OBJECTIVE.
Only lines holding the word "this" should be copied from the material.
# START OF DATASET CONTENT
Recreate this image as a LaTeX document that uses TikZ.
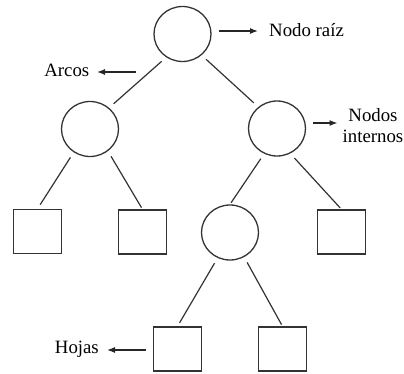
\documentclass[tikz,border=0pt]{standalone}
\usepackage{fontspec}
\setmainfont{Liberation Serif}
\usetikzlibrary{shapes.geometric,arrows.meta}
\begin{document}
\begin{tikzpicture}[x=1pt,y=-1pt,
  inner/.style={draw=black!80, ellipse, line width=1.3pt, inner sep=0pt,
    minimum width=57pt, minimum height=55pt},
  leaf/.style={draw=black!80, rectangle, line width=1.3pt, inner sep=0pt,
    minimum width=47.5pt, minimum height=44pt},
  edge/.style={line width=1.2pt, draw=black!80},
  pointer/.style={line width=1.2pt, draw=black!85, -{Latex[length=8pt,width=6pt]}},
  lbl/.style={font=\fontsize{18.8}{21}\selectfont, inner sep=0pt}
]
\useasboundingbox (0,0) rectangle (404,374);

% tree nodes
\node[inner] (root)  at (182.5,34)  {};
\node[inner] (left)  at (90,129)    {};
\node[inner] (right) at (277,128.5) {};
\node[inner] (mid)   at (230,232.5) {};
\node[leaf]  (l1)    at (37.5,231.5) {};
\node[leaf]  (l2)    at (142.5,232)  {};
\node[leaf]  (l3)    at (341.5,232)  {};
\node[leaf]  (l4)    at (177.5,349)  {};
\node[leaf]  (l5)    at (282.5,349)  {};

% arcs
\draw[edge, shorten <=6pt, shorten >=6pt] (root.235) -- (left.48);
\draw[edge, shorten <=6pt, shorten >=6pt] (root.312) -- (right.131);
\draw[edge, shorten <=6pt, shorten >=5pt] (left.235) -- (l1.north);
\draw[edge, shorten <=6pt, shorten >=2pt] (left.309) -- (l2.north);
\draw[edge, shorten <=6pt, shorten >=2pt] (right.243) -- (mid.north);
\draw[edge, shorten <=6pt, shorten >=2pt] (right.298) -- (l3.north);
\draw[edge, shorten <=6pt, shorten >=4pt] (mid.244) -- (l4.north);
\draw[edge, shorten <=6pt, shorten >=2pt] (mid.300) -- (l5.north);

% labels
\node[lbl, anchor=base west] (troot) at (269,37) {Nodo raíz};
\node[lbl, anchor=base east] (tarc)  at (89.5,76.7) {Arcos};
\node[lbl, anchor=base east] (thoj)  at (99,353.3) {Hojas};
\node[lbl, anchor=north, align=center] (tint) at (373,108) {Nodos\\internos};

% pointers
\coordinate (p1) at (219,31);
\coordinate (p2) at (136,72);
\coordinate (p3) at (313,123);
\coordinate (p4) at (146,350);
\draw[pointer, shorten >=11pt] (p1) -- (p1 -| troot.west);
\draw[pointer, shorten >=7.5pt] (p2) -- (p2 -| tarc.east);
\draw[pointer, shorten >=5pt] (p3) -- (p3 -| tint.west);
\draw[pointer, shorten >=8pt] (p4) -- (p4 -| thoj.east);
\end{tikzpicture}
\end{document}
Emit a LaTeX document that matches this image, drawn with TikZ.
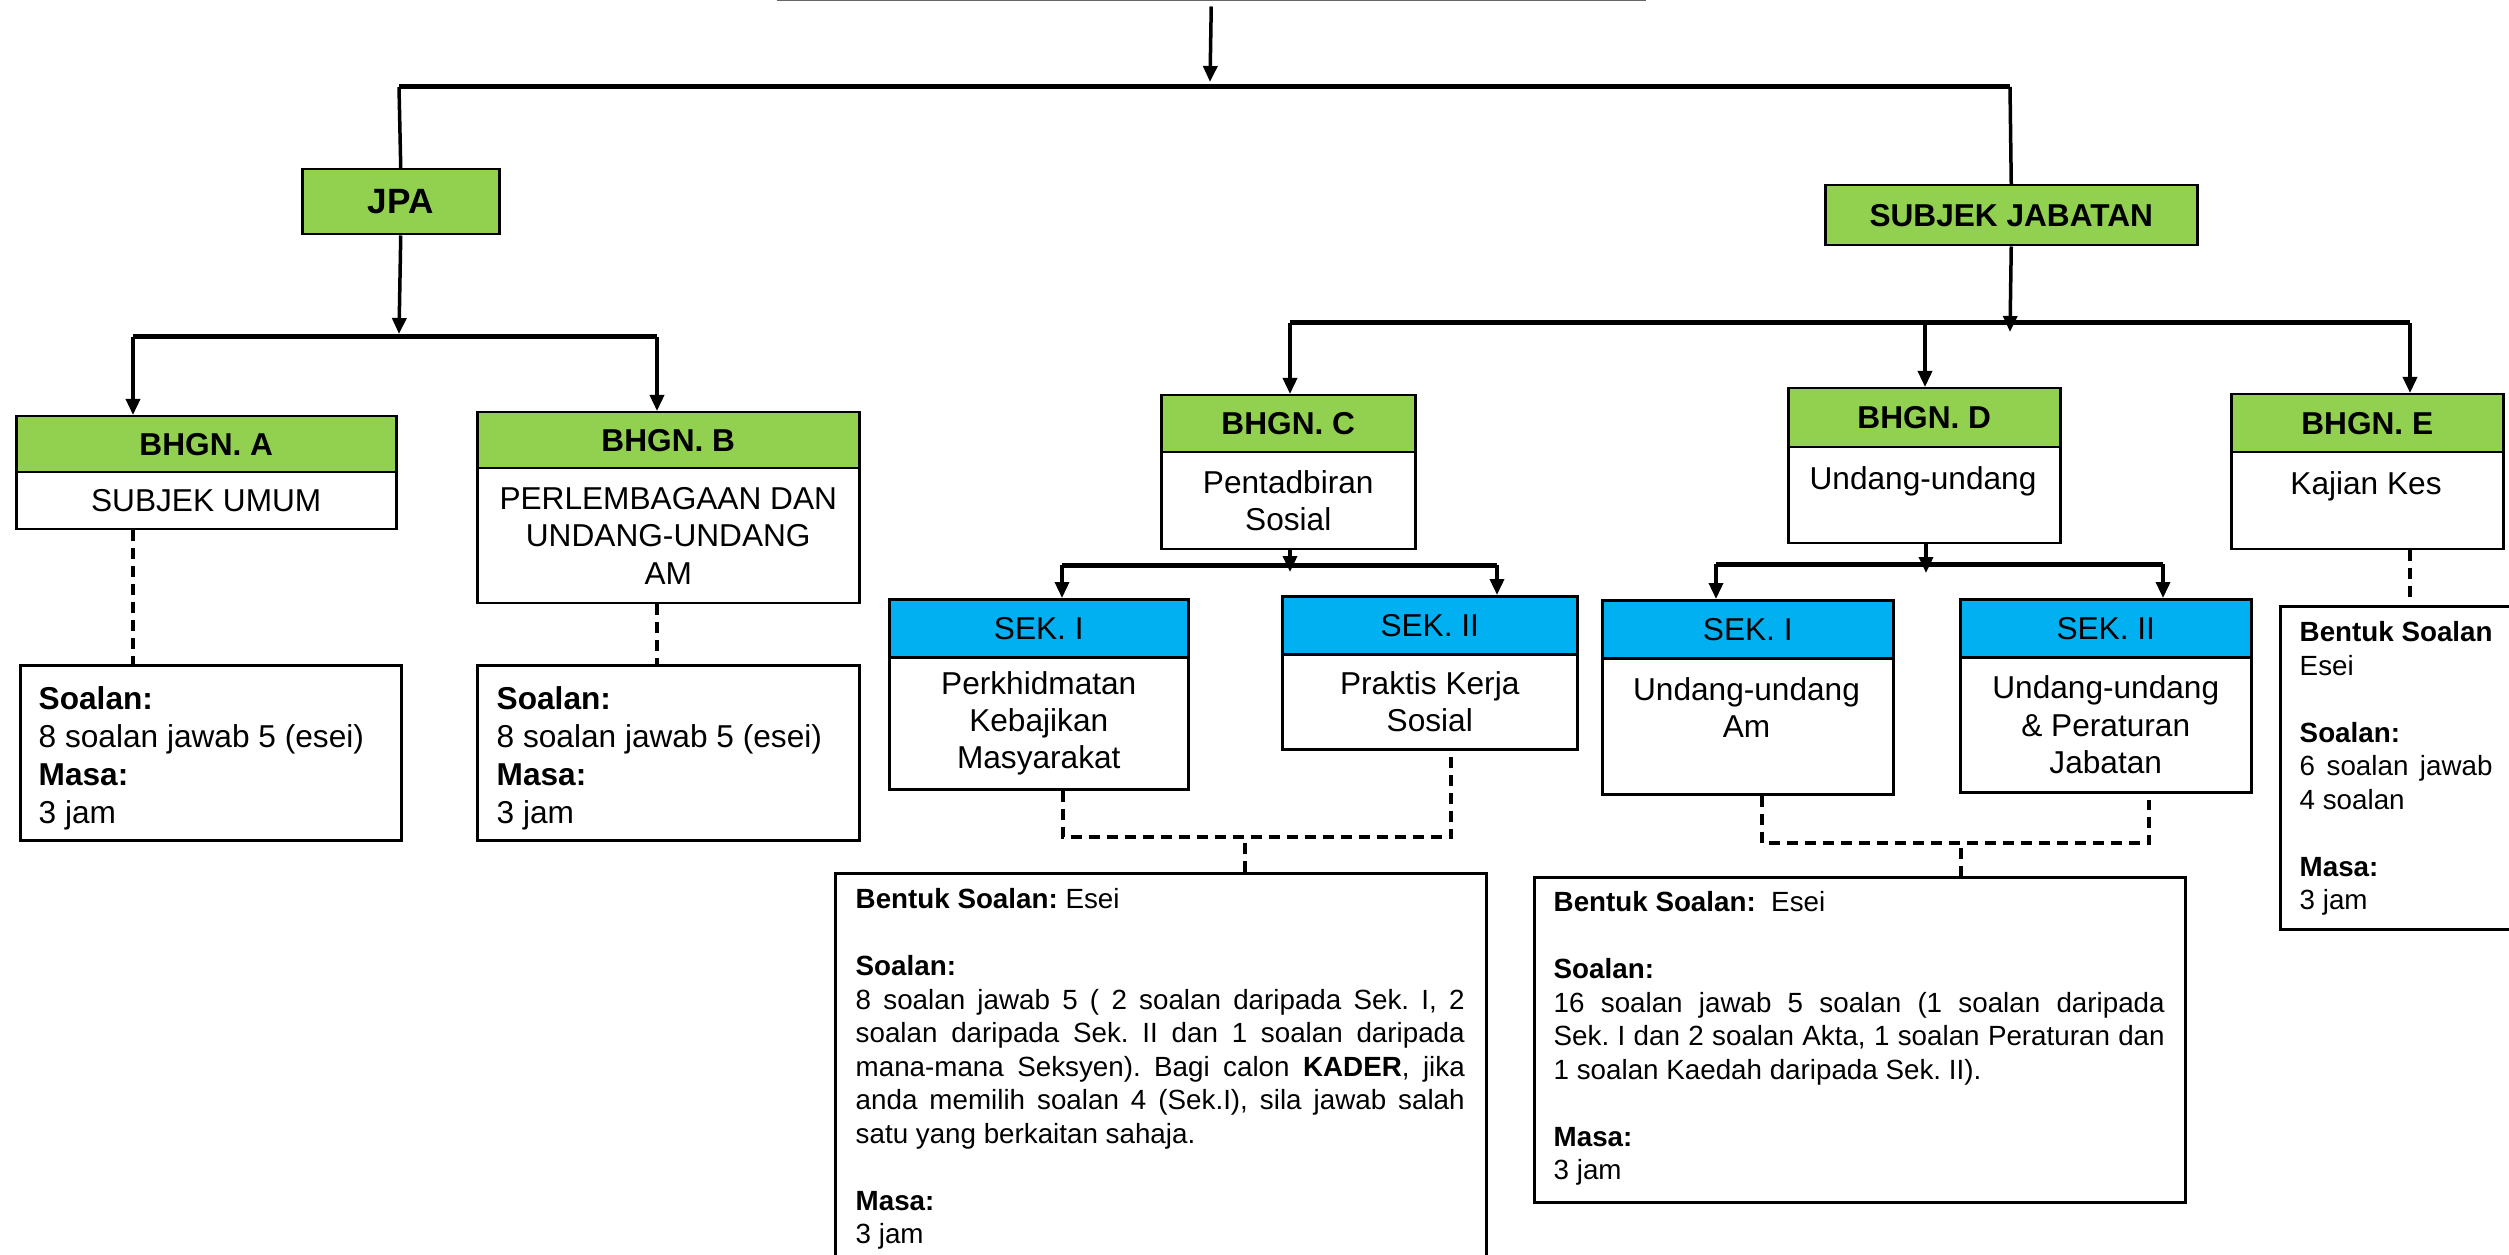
\documentclass[tikz,border=0pt]{standalone}
\usepackage{fontspec}
\setmainfont{Liberation Sans}
\usetikzlibrary{arrows.meta}
\definecolor{hgreen}{HTML}{92D050}
\definecolor{hblue}{HTML}{00B0F0}
\frenchspacing
\begin{document}
\begin{tikzpicture}[x=0.1mm,y=-0.1mm,
  box/.style={draw=black, line width=0.25mm, rectangle, inner sep=0pt, anchor=north west},
  hdr/.style={box, fill=hgreen, font=\fontsize{9}{10.6}\selectfont\bfseries},
  sek/.style={box, fill=hblue, font=\fontsize{9}{10.6}\selectfont},
  wbox/.style={box, fill=white, font=\fontsize{9}{10.6}\selectfont, align=center},
  txt/.style={inner sep=0pt, font=\fontsize{9}{10.6}\selectfont},
  small/.style={inner sep=0pt, anchor=north west, font=\fontsize{7.9}{9.53}\selectfont},
  conn/.style={line width=0.35mm},
  bus/.style={line width=0.5mm},
  arr/.style={line width=0.35mm, -{Triangle[length=1.6mm,width=1.4mm]}},
  dline/.style={line width=0.42mm, dash pattern=on 1.1mm off 0.7mm}
]
\useasboundingbox (0,0) rectangle (2509,1255);
\clip (0,0) rectangle (2509,1255);

% top (cut-off) box
\node[box, draw=black!60, anchor=south west, minimum width=86.6mm, minimum height=20mm] (topbox) at (777,1.5) {};

% level 1
\node[hdr, font=\fontsize{10}{12}\selectfont\bfseries, minimum width=19.7mm, minimum height=6.5mm] (jpa) at (301,168) {JPA};
\node[hdr, minimum width=37.2mm, minimum height=6mm] (sj) at (1824,184) {SUBJEK JABATAN};

% BHGN A
\node[hdr, minimum width=38mm, minimum height=5.6mm] (ah) at (15,415) {BHGN. A};
\node[wbox, minimum width=38mm, minimum height=5.7mm] (aw) at (15,471) {SUBJEK UMUM};
\node[box, minimum width=38.1mm, minimum height=17.5mm] (as) at (19,664) {};
\node[txt, anchor=north west, align=left, font=\fontsize{9}{10.8}\selectfont] (ast) at (38,686) {\textbf{Soalan:}\\8 soalan jawab 5 (esei)\\\textbf{Masa:}\\3 jam};

% BHGN B
\node[hdr, minimum width=38.2mm, minimum height=5.6mm] (bh) at (476,411) {BHGN. B};
\node[wbox, minimum width=38.2mm, minimum height=13.5mm] (bw) at (476,467) {PERLEMBAGAAN DAN\\UNDANG-UNDANG\\AM};
\node[box, minimum width=38.2mm, minimum height=17.5mm] (bs) at (476,664) {};
\node[txt, anchor=north west, align=left, font=\fontsize{9}{10.8}\selectfont] (bst) at (496,686) {\textbf{Soalan:}\\8 soalan jawab 5 (esei)\\\textbf{Masa:}\\3 jam};

% BHGN C
\node[hdr, minimum width=25.4mm, minimum height=5.7mm] (ch) at (1160,394) {BHGN. C};
\node[wbox, minimum width=25.4mm, minimum height=9.7mm] (cw) at (1160,451) {Pentadbiran\\Sosial};

% BHGN D
\node[hdr, minimum width=27.2mm, minimum height=5.9mm] (dh) at (1787,387) {BHGN. D};
\node[wbox, minimum width=27.2mm, minimum height=9.6mm] (dw) at (1787,446) {};
\node[txt, anchor=north] (dwt) at (1923,466) {Undang-undang};

% BHGN E
\node[hdr, minimum width=27.2mm, minimum height=5.8mm] (eh) at (2230,393) {BHGN. E};
\node[wbox, minimum width=27.2mm, minimum height=9.7mm] (ew) at (2230,451) {};
\node[txt, anchor=north] (ewt) at (2366,471) {Kajian Kes};

% SEK under C
\node[sek, minimum width=29.9mm, minimum height=5.8mm] (c1h) at (888,598) {SEK. I};
\node[wbox, minimum width=29.9mm, minimum height=13.2mm] (c1w) at (888,656) {Perkhidmatan\\Kebajikan\\Masyarakat};
\node[sek, minimum width=29.5mm, minimum height=5.8mm] (c2h) at (1281,595) {SEK. II};
\node[wbox, minimum width=29.5mm, minimum height=9.5mm] (c2w) at (1281,653) {Praktis Kerja\\Sosial};

% SEK under D
\node[sek, minimum width=29.1mm, minimum height=5.8mm] (d1h) at (1601,599) {SEK. I};
\node[wbox, minimum width=29.1mm, minimum height=13.6mm] (d1w) at (1601,657) {};
\node[txt, anchor=north, align=center] (d1t) at (1746.5,677) {Undang-undang\\Am};
\node[sek, minimum width=29.1mm, minimum height=5.8mm] (d2h) at (1959,598) {SEK. II};
\node[wbox, minimum width=29.1mm, minimum height=13.5mm] (d2w) at (1959,656) {Undang-undang\\\& Peraturan\\Jabatan};

% big info boxes
\node[box, minimum width=65.1mm, minimum height=45mm] (cs) at (834,872) {};
\node[small, text width=60.9mm, align=justify] (cst) at (855,888) {\hyphenpenalty=10000
\textbf{Bentuk Soalan:} Esei\\\mbox{}\\\textbf{Soalan:}\\8 soalan jawab 5 ( 2 soalan daripada Sek. I, 2\linebreak soalan daripada Sek. II dan 1 soalan daripada\linebreak mana-mana Seksyen). Bagi calon \textbf{KADER}, jika\linebreak anda memilih soalan 4 (Sek.I), sila jawab salah\linebreak satu yang berkaitan sahaja.\\\mbox{}\\\textbf{Masa:}\\3 jam};

\node[box, minimum width=65.1mm, minimum height=32.5mm] (ds) at (1533,876) {};
\node[small, text width=61.1mm, align=justify] (dst) at (1553,891) {\hyphenpenalty=10000
\textbf{Bentuk Soalan:}\ \ Esei\\\mbox{}\\\textbf{Soalan:}\\16 soalan jawab 5 soalan (1 soalan daripada\linebreak Sek. I dan 2 soalan Akta, 1 soalan Peraturan dan\linebreak 1 soalan Kaedah daripada Sek. II).\\\mbox{}\\\textbf{Masa:}\\3 jam};

\node[box, minimum width=30mm, minimum height=32.3mm] (es) at (2279,605) {};
\node[small, align=left] (est) at (2299,621) {\textbf{Bentuk Soalan}\\Esei\\\mbox{}\\\textbf{Soalan:}\\6\hspace{1.15mm}soalan\hspace{1.15mm}jawab\\4 soalan\\\mbox{}\\\textbf{Masa:}\\3 jam};

% ---- connectors ----
\coordinate (b1L) at (399,87);
\coordinate (b1M) at (1210,87);
\coordinate (b1R) at (2010,87);
\draw[arr] (topbox.south |- 0,6.5) -- ([yshift=0.5mm]b1M);
\draw[bus] (b1L) -- (b1R);
\draw[conn] (b1L) -- (jpa.north);
\draw[conn] (b1R) -- (sj.north);

\coordinate (b2L) at (133,337);
\coordinate (b2M) at (399,337);
\coordinate (b2R) at (657,337);
\draw[arr] (jpa.south) -- ([yshift=0.3mm]b2M);
\draw[bus] (b2L) -- (b2R);
\draw[arr] (b2L) -- (b2L |- ah.north);
\draw[arr] (b2R) -- (b2R |- bh.north);
\draw[dline] (b2L |- aw.south) -- (b2L |- as.north);
\draw[dline] (b2R |- bw.south) -- (b2R |- bs.north);

\coordinate (b3L) at (1290,323);
\coordinate (b3D) at (1925,323);
\coordinate (b3M) at (2010,323);
\coordinate (b3R) at (2410,323);
\draw[bus] (b3L) -- (b3R);
\draw[arr] (sj.south) -- ([yshift=-0.9mm]b3M);
\draw[arr] (b3L) -- (b3L |- ch.north);
\draw[arr] (b3D) -- (b3D |- dh.north);
\draw[arr] (b3R) -- (b3R |- eh.north);

\coordinate (b4L) at (1062,565);
\coordinate (b4M) at (1290,565);
\coordinate (b4R) at (1497,565);
\draw[bus] (b4L) -- (b4R);
\draw[arr] (b4M |- cw.south) -- ([yshift=-0.7mm]b4M);
\draw[arr] (b4L) -- (b4L |- c1h.north);
\draw[arr] (b4R) -- (b4R |- c2h.north);
\coordinate (c1d) at (1063,837);
\coordinate (c2d) at (1451,837);
\draw[dline] (c1d |- c1w.south) -- (c1d) -- (c2d) -- (c2d |- c2w.south);
\coordinate (cj) at (1245,843);
\draw[dline] (cj) -- (cj |- cs.north);

\coordinate (b5L) at (1716,564);
\coordinate (b5M) at (1926,564);
\coordinate (b5R) at (2163,564);
\draw[bus] (b5L) -- (b5R);
\draw[arr] (b5M |- dw.south) -- ([yshift=-0.9mm]b5M);
\draw[arr] (b5L) -- (b5L |- d1h.north);
\draw[arr] (b5R) -- (b5R |- d2h.north);
\coordinate (d1d) at (1762,843);
\coordinate (d2d) at (2149,843);
\coordinate (d2e) at (2149,800);
\draw[dline] (d1d |- d1w.south) -- (d1d) -- (d2d) -- (d2e);
\coordinate (dj) at (1961,848);
\draw[dline] (dj) -- (dj |- ds.north);

\coordinate (ee) at (2410,597);
\draw[dline] (b3R |- ew.south) -- (ee);
\end{tikzpicture}
\end{document}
# END OF DATASET CONTENT
TASK OUTPUT.
Recreate this image as a LaTeX document that uses TikZ.
Emit a LaTeX document that matches this image, drawn with TikZ.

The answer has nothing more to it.